Músicos y poetas
Cuenta Maury, el personaje que muestra Scott Fitzgerald en Hermosos y malditos, cómo se formó su cultura poética: “Escuchando la voz de tenor lírico de Swinburne y la de tenor dramático de Shelley, la de bajo cantante de Shakespeare con su espléndida gama de sonidos, la de bajo segundo de Tennyson, cantando en falsete de cuando en cuando y la voz de bajo profundo de Milton y de Marlowe” (cito por la traducción de José Luis López Muñoz). Leyendo estas líneas, seguramente, cualquier aficionado a la lectura poética – no sólo en forma de poemas, también en renglones prosaicos – habrá repetido su propia experiencia: imaginar cómo sonaba la voz de determinados poetas.

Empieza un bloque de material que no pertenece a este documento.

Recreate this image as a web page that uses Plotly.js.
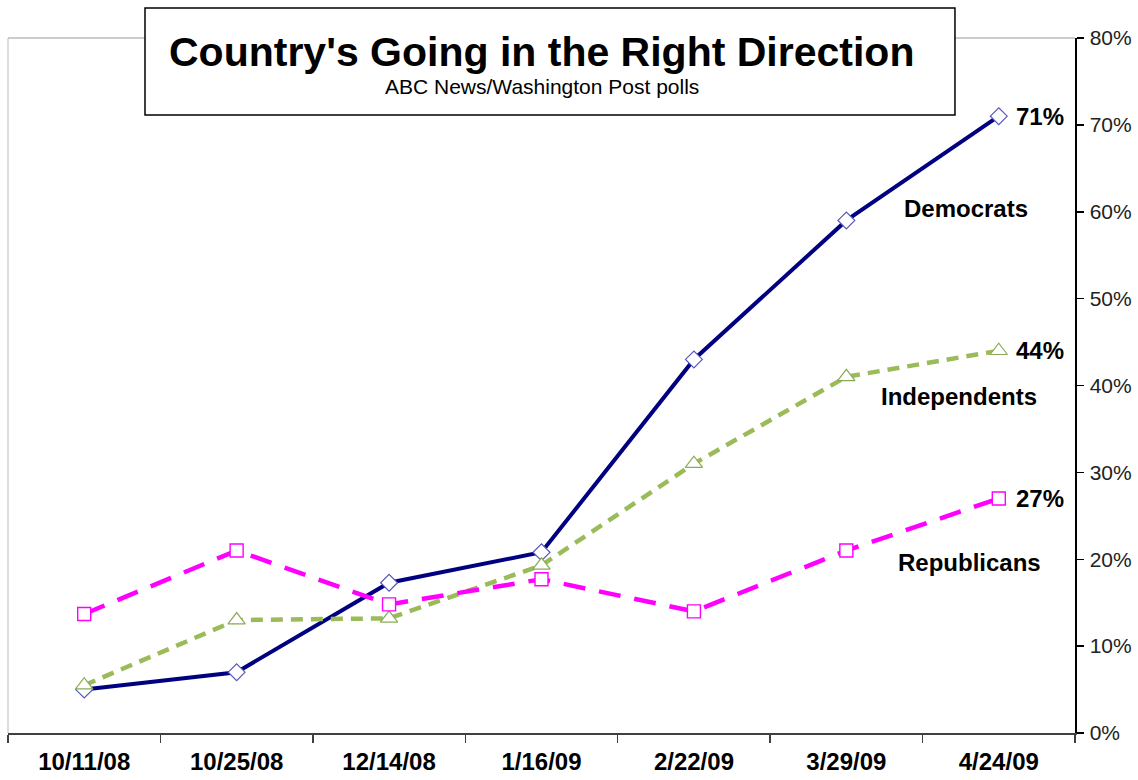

La desilusión suele acompañar al documento. Neruda lee sus versos con un sonsonete soñoliento, Girri comete furcios de pronunciación, Joyce parece un actor de antiguo melodrama. Es que no es la voz de tal o cual sujeto, de tal o cual cuerpo la que buscamos en la poesía sino la voz de la poesía misma. Por eso el personaje citado convoca a cantantes de distintos registros y así Swinburne canta como Beniamino Gigli, Shelley como Lauritz Melchior y Shakespeare como Samuel Ramey. En nuestra imaginación de lectores suena simpre ese instrumento de cuerdas, imaginario laúd, que es el fundamento y cañamazo del poema, que ha sido y es música antes que palabra. Tal vez el perdido canto original de la humanidad, anterior al verbo, o lo contrario, que es lo mismo, el inventado canto original de la humanidad que algún día encontraremos a través de la música de los poetas y la inefable palabra de los músicos.